Retract not implies normal complements are isomorphic

Statement

Suppose ${\displaystyle G}$ is a group and ${\displaystyle H}$ is a Retract (?) of ${\displaystyle G}$. In other words, ${\displaystyle H}$ has a Normal complement (?) in ${\displaystyle G}$: there exists a normal subgroup ${\displaystyle N}$ of ${\displaystyle G}$ such that ${\displaystyle NH=G}$ and ${\displaystyle N\cap H}$ is trivial.

Then, there may exist another normal complement ${\displaystyle M}$ to ${\displaystyle H}$ in ${\displaystyle G}$ such that ${\displaystyle M}$ is not isomorphic to ${\displaystyle N}$.

Proof

Example of the dihedral group

Further information: dihedral group:D8

Consider the following example:

• ${\displaystyle G}$ is the dihedral group of order eight:

${\displaystyle \langle a,x\mid a^{4}=x^{2}=e,xax^{-1}=a^{-1}\rangle }$.

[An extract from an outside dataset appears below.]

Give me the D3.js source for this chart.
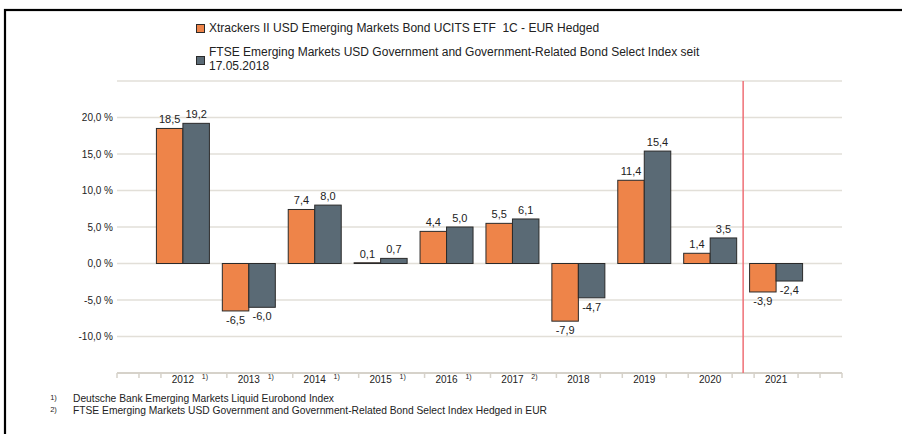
<!DOCTYPE html>
<html>
<head>
<meta charset="utf-8">
<script src="https://cdn.jsdelivr.net/npm/d3@7"></script>
<style>
  html, body { margin: 0; padding: 0; background: #fff; }
  svg { display: block; font-family: "Liberation Sans", Arial, Helvetica, sans-serif; }
  text { white-space: pre; }
</style>
</head>
<body>
<svg id="chart" width="902" height="434"></svg>
<script>
const categories = ["2012","2013","2014","2015","2016","2017","2018","2019","2020","2021"];
const footMarks  = ["1)","1)","1)","1)","1)","2)","","","",""];
const etfValues   = [18.5, -6.5, 7.4, 0.1, 4.4, 5.5, -7.9, 11.4, 1.4, -3.9];
const indexValues = [19.2, -6.0, 8.0, 0.7, 5.0, 6.1, -4.7, 15.4, 3.5, -2.4];
const yTicks = [-10, -5, 0, 5, 10, 15, 20];
const gridValues = [-10, -5, 0, 5, 10, 15, 20, 25];
const seriesNames = [
  ["Xtrackers II USD Emerging Markets Bond UCITS ETF  1C - EUR Hedged"],
  ["FTSE Emerging Markets USD Government and Government-Related Bond Select Index seit", "17.05.2018"]
];
const footnotes = [
  ["1)", "Deutsche Bank Emerging Markets Liquid Eurobond Index"],
  ["2)", "FTSE Emerging Markets USD Government and Government-Related Bond Select Index Hedged in EUR"]
];
const colors = ["#ee8449", "#5a6a75"];
const markerIndex = 8.5; // between 2020 and 2021

const fmt = v => d3.format(".1f")(v).replace(".", ",").replace("\u2212", "-");

const svg = d3.select("#chart");

// frame (top and left visible)
svg.append("rect").attr("x", 5).attr("y", 10).attr("width", 1000).attr("height", 1000)
  .attr("fill", "none").attr("stroke", "#000").attr("stroke-width", 2.2);

const x = d3.scaleLinear().domain([-1, categories.length]).range([117, 842]);
const step = x(1) - x(0);
const y = d3.scaleLinear().domain([-15, 25]).range([373, 81]);
const barW = step * 0.402;

// gridlines
svg.append("g").selectAll("line").data(gridValues).join("line")
  .attr("x1", x(-1)).attr("x2", x(categories.length))
  .attr("y1", d => y(d)).attr("y2", d => y(d))
  .attr("stroke", "#e2dfd8").attr("stroke-width", 1.5);

// y labels
svg.append("g").selectAll("text").data(yTicks).join("text")
  .attr("x", 113).attr("y", d => y(d)).attr("dy", "0.35em")
  .attr("text-anchor", "end").attr("font-size", 10).attr("fill", "#222")
  .text(d => fmt(d) + " %");

// x axis
const axisY = y(-15);
svg.append("line").attr("x1", x(-1)).attr("x2", x(categories.length))
  .attr("y1", axisY).attr("y2", axisY).attr("stroke", "#d6d2ca").attr("stroke-width", 2);
const tickPos = d3.range(0, 3 * (categories.length + 1) + 1).filter(k => {
  const ci = Math.floor(k / 3) - 1, r = k % 3;
  if (r === 0 && ci >= 0 && ci < categories.length) return false;
  if (r === 1 && ci >= 0 && ci < categories.length && footMarks[ci]) return false;
  return true;
});
svg.append("g").selectAll("line").data(tickPos).join("line")
  .attr("x1", k => x(-1 + k / 3)).attr("x2", k => x(-1 + k / 3))
  .attr("y1", axisY).attr("y2", axisY + 5)
  .attr("stroke", "#d6d2ca").attr("stroke-width", 1.5);

const xl = svg.append("g");
xl.selectAll("text.cat").data(categories).join("text").attr("class", "cat")
  .attr("x", (d, i) => x(i)).attr("y", axisY + 2.5).attr("dy", "0.71em")
  .attr("text-anchor", "middle").attr("font-size", 10).attr("fill", "#222").text(d => d);
xl.selectAll("text.fm").data(footMarks).join("text").attr("class", "fm")
  .attr("x", (d, i) => x(i) + 22).attr("y", axisY + 1.5).attr("dy", "0.71em")
  .attr("text-anchor", "middle").attr("font-size", 7).attr("fill", "#222").text(d => d);

// bars
const series = [etfValues, indexValues];
series.forEach((vals, s) => {
  const g = svg.append("g");
  g.selectAll("rect").data(vals).join("rect")
    .attr("x", (d, i) => x(i) - barW + s * barW)
    .attr("y", d => y(Math.max(0, d)))
    .attr("width", barW)
    .attr("height", d => Math.abs(y(d) - y(0)))
    .attr("fill", colors[s]).attr("stroke", "#2a2a2a").attr("stroke-width", 1);
  g.selectAll("text").data(vals).join("text")
    .attr("x", (d, i) => x(i) - barW / 2 + s * barW)
    .attr("y", d => d >= 0 ? y(d) - 5 : y(d) + 5)
    .attr("dy", d => d >= 0 ? "0em" : "0.71em")
    .attr("text-anchor", "middle").attr("font-size", 11).attr("fill", "#222")
    .text(d => fmt(d));
});

// marker line
svg.append("line").attr("x1", x(markerIndex)).attr("x2", x(markerIndex))
  .attr("y1", y(25)).attr("y2", axisY)
  .attr("stroke", "#ef6f75").attr("stroke-width", 1.5);

// legend
const legY = [28, 59];
seriesNames.forEach((lines, s) => {
  svg.append("rect").attr("x", 196.5).attr("y", s === 0 ? 24.5 : 56.5)
    .attr("width", 8).attr("height", 8)
    .attr("fill", colors[s]).attr("stroke", "#2a2a2a").attr("stroke-width", 1);
  const t = svg.append("text").attr("x", 209).attr("font-size", 12).attr("fill", "#222");
  lines.forEach((ln, j) => {
    t.append("tspan").attr("x", 209)
      .attr("y", (lines.length === 1 ? legY[s] : legY[s] - 7 + j * 14))
      .attr("dy", "0.35em").text(ln);
  });
});

// footnotes
footnotes.forEach((f, i) => {
  const yy = 398.5 + i * 12;
  svg.append("text").attr("x", 53.5).attr("y", yy).attr("dy", "0.2em")
    .attr("font-size", 7.5).attr("text-anchor", "middle").attr("fill", "#222").text(f[0]);
  svg.append("text").attr("x", 73).attr("y", yy).attr("dy", "0.35em")
    .attr("font-size", 10.25).attr("fill", "#222").text(f[1]);
});
</script>
</body>
</html>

• ${\displaystyle H}$ is the subgroup ${\displaystyle \{x,e\}}$, i.e., a two-element cyclic subgroup.
• There are two normal complements to ${\displaystyle H}$ in ${\displaystyle G}$. The subgroup ${\displaystyle N=\{x,x^{2},x^{3},e\}}$ is cyclic of order four and the subgroup ${\displaystyle M=\{e,x^{2},ax,a^{3}x\}}$ is a Klein-four group.